Wow.... did I read that correct Taped this show June 13th and Aired June 20th only a week's delay.....

We can only dream these days of the ability to change stories that aren't working..... before they run the course...

If you think that's quick, when the actor's strike ended in 1967, "Days" was just going to run out of new episodes the next day. So they taped the April 12, 1967 episode on April 11, 1967. They taped that episode just 16 HOURS before it aired on the East Coast!
 
Jason, I have no idea how you manage to come up with these gems from by gone Days.....
Also, as I look around so much clutter & saved items in my own home, am curious as to where/how you store them? Special file cabinet. Big chest?
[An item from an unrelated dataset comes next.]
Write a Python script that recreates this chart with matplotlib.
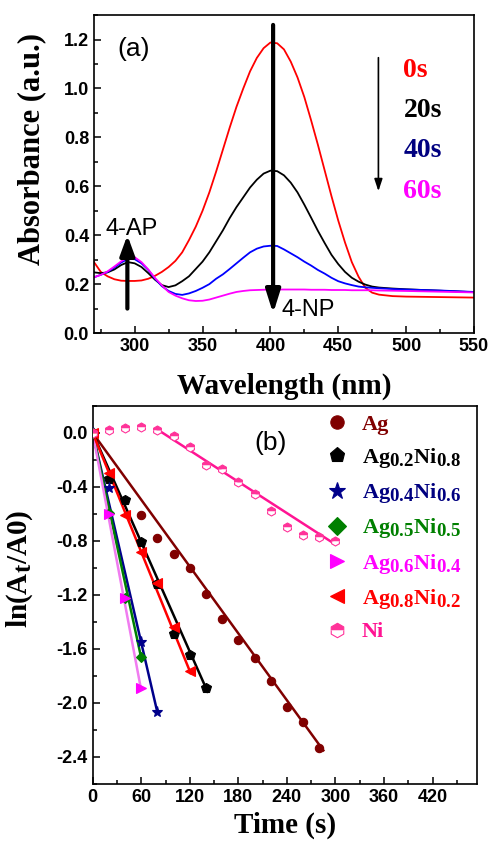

For the script covers and telecast reports, they actually only take up two shelves of a filing cabinet. For a lot of those, I only ever received via scans, so they don't "exist" other than on the computer (plus that helps save a lot of space!).
 
Wow.... did I read that correct Taped this show June 13th and Aired June 20th only a week's delay.....

We can only dream these days of the ability to change stories that aren't working..... before they run the course...

Plus remember back in 1966, they didn't have the ability to edit. They would literally tape the first scene, then run the tape for a minute of black screen so New York (which had editing capabilities) could eventually add in the commercial, then tape the second scene, then run black for the remaining commercials. So once the show completed taping each day, it was fully ready to be sent to New York. That's how, like I mentioned above, they were able to get the episode on the air after just taping it 16 hours earlier.

I remember reading in a memo from Betty Corday awhile back that she told Bill Bell that the "tape man" (I think is how she called him) was very expensive to use whenever Bill Bell wanted to use flashbacks, since they'd have to hire this special guy to sit there all day and insert the flashbacks, since they had to be inserted wherever needed in the episode as they were taping the episode.